In Switzerland, Feminism Advances From the Top of a Bell Tower

Cassandre Berdoz is the first woman to hold a historic night watch post in Lausanne that goes back to the 15th century

Nightwatchman Marco Carrara looking out from the Lausanne Cathedral bell tower in December 2018. The night watch hired the first woman in 600 years: Cassandre Berdoz.
Nightwatchman Marco Carrara looks out from the Lausanne Cathedral bell tower in December 2018.
FABRICE COFFRINI/AFP via Getty

In the evening in Lausanne, Switzerland, a select group has kept watch over the city since at least 1405. The night watch, which operates from the top of the cathedral’s bell tower, has at times served to keep an eye out for fires, enforce curfews and shout out the hour after the bell tolls. Today, it’s mostly a ceremonial position, but until 2021 it was still only open to men.

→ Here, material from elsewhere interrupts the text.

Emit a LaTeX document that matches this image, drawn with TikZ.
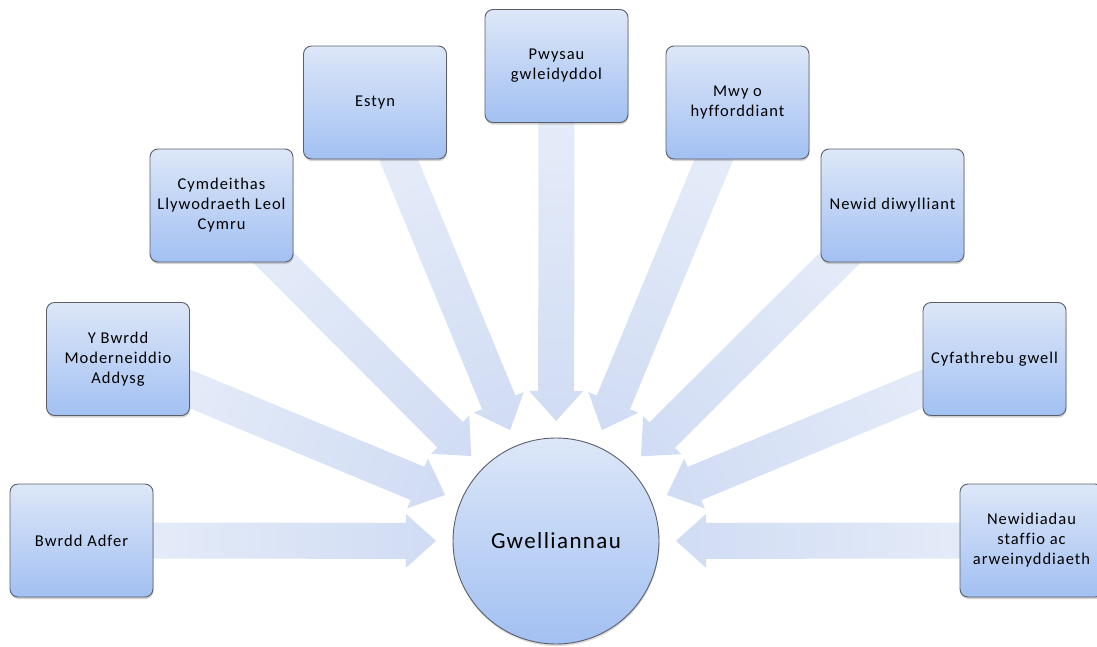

Now, four nights a month or so, those wandering the streets of Lausanne after dark may hear the voice of 28-year-old Cassandre Berdoz ringing out from the majestic tower. As The New York Times reported, Berdoz recently became the first woman to ever hold a position in the night watch. When she was appointed last August, it was a victory for feminism as well as the realization of “a childhood dream.” 

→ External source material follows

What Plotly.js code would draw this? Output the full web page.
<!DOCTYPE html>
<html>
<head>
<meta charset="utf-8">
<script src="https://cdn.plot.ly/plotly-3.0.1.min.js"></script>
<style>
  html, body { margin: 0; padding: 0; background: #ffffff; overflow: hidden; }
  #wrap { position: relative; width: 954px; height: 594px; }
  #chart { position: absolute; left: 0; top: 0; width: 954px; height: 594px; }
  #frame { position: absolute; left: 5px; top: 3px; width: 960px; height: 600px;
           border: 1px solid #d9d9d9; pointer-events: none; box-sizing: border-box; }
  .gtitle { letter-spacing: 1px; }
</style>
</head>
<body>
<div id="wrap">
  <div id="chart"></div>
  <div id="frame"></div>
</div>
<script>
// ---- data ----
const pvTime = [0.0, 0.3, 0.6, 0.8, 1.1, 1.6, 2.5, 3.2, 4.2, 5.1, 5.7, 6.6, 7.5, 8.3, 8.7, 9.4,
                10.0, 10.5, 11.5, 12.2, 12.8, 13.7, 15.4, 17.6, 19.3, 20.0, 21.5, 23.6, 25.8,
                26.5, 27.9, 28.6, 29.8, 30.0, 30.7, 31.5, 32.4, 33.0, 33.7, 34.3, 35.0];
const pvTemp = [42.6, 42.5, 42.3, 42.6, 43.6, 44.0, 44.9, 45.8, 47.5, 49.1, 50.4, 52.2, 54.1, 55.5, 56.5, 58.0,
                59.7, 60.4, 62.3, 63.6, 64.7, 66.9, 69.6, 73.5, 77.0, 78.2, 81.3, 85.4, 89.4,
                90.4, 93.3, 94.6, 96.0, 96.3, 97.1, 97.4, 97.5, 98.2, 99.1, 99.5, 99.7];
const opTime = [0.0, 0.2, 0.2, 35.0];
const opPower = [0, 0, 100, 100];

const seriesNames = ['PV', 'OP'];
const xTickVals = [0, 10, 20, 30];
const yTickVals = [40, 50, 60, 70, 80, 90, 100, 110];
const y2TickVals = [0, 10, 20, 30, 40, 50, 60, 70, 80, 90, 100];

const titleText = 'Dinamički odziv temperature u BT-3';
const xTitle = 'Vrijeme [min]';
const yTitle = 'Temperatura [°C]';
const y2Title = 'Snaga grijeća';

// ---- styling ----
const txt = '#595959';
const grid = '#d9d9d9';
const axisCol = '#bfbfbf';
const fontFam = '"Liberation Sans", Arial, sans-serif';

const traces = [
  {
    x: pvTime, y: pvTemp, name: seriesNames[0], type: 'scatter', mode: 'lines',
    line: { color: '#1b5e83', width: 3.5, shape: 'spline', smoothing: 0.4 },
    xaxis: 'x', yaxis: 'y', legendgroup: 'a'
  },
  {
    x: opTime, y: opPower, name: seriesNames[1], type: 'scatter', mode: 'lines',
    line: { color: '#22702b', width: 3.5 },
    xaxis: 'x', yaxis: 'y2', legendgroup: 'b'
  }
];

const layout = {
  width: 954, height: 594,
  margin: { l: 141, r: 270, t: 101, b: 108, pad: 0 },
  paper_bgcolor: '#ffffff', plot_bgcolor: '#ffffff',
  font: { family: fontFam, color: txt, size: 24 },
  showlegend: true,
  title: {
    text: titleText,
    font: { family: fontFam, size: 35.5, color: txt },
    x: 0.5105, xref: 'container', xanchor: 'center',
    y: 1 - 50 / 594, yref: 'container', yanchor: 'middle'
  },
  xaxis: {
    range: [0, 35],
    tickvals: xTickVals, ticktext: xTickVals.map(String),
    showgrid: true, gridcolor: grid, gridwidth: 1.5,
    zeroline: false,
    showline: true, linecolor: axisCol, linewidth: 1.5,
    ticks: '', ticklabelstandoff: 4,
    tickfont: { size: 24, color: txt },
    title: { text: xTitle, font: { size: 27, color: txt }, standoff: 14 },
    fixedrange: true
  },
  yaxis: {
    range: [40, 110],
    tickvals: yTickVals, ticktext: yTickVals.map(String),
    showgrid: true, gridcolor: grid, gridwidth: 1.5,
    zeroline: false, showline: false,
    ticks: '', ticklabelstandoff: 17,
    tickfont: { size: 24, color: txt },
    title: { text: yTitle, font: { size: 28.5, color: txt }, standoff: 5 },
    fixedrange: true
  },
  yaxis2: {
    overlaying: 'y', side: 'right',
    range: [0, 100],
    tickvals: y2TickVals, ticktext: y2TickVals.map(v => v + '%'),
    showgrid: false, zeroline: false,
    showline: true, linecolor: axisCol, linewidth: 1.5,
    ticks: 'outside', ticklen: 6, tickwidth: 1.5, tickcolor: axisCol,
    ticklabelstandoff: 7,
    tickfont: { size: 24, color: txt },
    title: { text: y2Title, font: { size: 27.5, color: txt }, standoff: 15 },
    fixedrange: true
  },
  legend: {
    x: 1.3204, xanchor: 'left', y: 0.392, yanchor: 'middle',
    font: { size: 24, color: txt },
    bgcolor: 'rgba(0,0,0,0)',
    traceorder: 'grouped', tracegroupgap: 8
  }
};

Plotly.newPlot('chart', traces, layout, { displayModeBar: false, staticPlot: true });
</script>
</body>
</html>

According to the Times, Berdoz, who was born in the city, first applied to the job a few years ago. After not hearing back, she began “calling city hall every month to ask about a night watch vacancy.” Then, during a nationwide women’s strike protesting inequality in 2019, four women climbed the bell tower and proclaimed the hour in a symbolic gesture. The city heard them, because when a vacancy opened on the night watch last year, women were finally allowed to apply — and Berdoz won out over all the applicants, men and women.

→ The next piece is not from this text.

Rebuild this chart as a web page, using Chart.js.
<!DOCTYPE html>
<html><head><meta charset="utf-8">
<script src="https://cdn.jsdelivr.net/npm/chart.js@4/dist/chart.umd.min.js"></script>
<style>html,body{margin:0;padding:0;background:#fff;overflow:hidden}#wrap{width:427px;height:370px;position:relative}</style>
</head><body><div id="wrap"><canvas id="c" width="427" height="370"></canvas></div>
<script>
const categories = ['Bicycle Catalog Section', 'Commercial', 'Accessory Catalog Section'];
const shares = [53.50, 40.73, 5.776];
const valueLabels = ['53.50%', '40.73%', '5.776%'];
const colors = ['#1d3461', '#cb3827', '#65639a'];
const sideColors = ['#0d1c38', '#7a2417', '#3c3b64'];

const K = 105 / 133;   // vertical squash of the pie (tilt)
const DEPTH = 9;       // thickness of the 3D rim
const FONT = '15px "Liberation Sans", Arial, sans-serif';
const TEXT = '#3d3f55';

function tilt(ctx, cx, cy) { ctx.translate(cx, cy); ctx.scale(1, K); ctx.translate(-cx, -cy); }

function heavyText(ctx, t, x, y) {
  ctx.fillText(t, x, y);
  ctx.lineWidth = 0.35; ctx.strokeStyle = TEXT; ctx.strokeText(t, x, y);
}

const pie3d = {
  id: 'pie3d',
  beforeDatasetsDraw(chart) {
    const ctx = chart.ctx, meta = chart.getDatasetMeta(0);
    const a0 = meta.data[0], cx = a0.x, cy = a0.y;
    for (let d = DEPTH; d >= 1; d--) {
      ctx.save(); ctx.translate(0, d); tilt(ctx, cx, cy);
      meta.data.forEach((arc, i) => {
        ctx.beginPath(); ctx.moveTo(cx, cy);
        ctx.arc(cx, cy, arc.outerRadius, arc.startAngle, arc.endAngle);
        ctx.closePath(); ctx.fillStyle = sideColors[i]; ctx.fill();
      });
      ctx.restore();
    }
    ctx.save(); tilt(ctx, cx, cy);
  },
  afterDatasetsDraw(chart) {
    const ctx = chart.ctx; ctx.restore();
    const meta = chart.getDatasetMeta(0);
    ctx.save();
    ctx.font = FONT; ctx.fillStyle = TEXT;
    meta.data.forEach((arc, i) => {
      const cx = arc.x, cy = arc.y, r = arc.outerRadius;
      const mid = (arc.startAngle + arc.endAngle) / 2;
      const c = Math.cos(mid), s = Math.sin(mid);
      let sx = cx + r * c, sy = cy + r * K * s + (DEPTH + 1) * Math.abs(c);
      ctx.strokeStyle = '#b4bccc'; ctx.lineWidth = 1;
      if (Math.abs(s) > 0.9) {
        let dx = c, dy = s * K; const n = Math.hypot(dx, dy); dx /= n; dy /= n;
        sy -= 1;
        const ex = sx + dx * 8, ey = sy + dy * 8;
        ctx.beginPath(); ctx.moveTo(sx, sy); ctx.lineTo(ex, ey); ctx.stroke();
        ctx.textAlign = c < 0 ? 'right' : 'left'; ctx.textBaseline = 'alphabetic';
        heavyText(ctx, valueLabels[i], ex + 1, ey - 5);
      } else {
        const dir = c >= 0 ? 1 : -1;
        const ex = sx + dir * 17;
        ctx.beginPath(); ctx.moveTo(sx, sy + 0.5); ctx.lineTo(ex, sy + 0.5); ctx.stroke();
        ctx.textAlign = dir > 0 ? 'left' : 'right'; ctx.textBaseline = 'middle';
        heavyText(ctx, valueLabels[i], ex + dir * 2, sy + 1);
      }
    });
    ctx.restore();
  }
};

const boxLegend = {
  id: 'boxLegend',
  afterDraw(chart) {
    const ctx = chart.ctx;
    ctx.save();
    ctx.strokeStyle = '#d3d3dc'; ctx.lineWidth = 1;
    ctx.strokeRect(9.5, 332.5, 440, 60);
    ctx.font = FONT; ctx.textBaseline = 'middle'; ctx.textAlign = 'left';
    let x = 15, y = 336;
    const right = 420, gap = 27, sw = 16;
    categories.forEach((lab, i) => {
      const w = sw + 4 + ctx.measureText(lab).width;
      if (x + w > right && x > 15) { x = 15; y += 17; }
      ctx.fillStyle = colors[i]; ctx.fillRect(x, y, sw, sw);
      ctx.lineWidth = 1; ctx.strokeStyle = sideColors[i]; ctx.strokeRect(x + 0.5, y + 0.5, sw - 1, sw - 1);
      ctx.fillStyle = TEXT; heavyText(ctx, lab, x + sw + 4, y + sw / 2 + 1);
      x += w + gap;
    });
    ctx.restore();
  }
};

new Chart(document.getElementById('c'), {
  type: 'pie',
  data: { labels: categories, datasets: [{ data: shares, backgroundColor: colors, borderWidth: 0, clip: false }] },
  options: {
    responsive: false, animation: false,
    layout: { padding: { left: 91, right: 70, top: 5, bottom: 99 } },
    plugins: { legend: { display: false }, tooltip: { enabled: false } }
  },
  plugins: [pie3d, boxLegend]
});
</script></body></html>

If a 20-something woman is a departure from the group’s normal stock, her reverence for the job — one that has continued uninterrupted since the 15th century — upholds tradition. In 2012, National Geographic interviewed nightwatchman Renato Häusler, writing that the job goes “much deeper” than novelty for him. In 2020, in an interview with the BBC, he said, “In real terms, what I do isn’t important. But according to history and tradition, it has tangible value. I’m a witness to the past.”

Berdoz feels similarly. “I work in a beautiful old place, I bring something to the city that I love, I keep alive an amazing tradition,” she told the Times. She added a significant deviation, though: “I also get to shout in the name of women, which is my contribution to feminism.”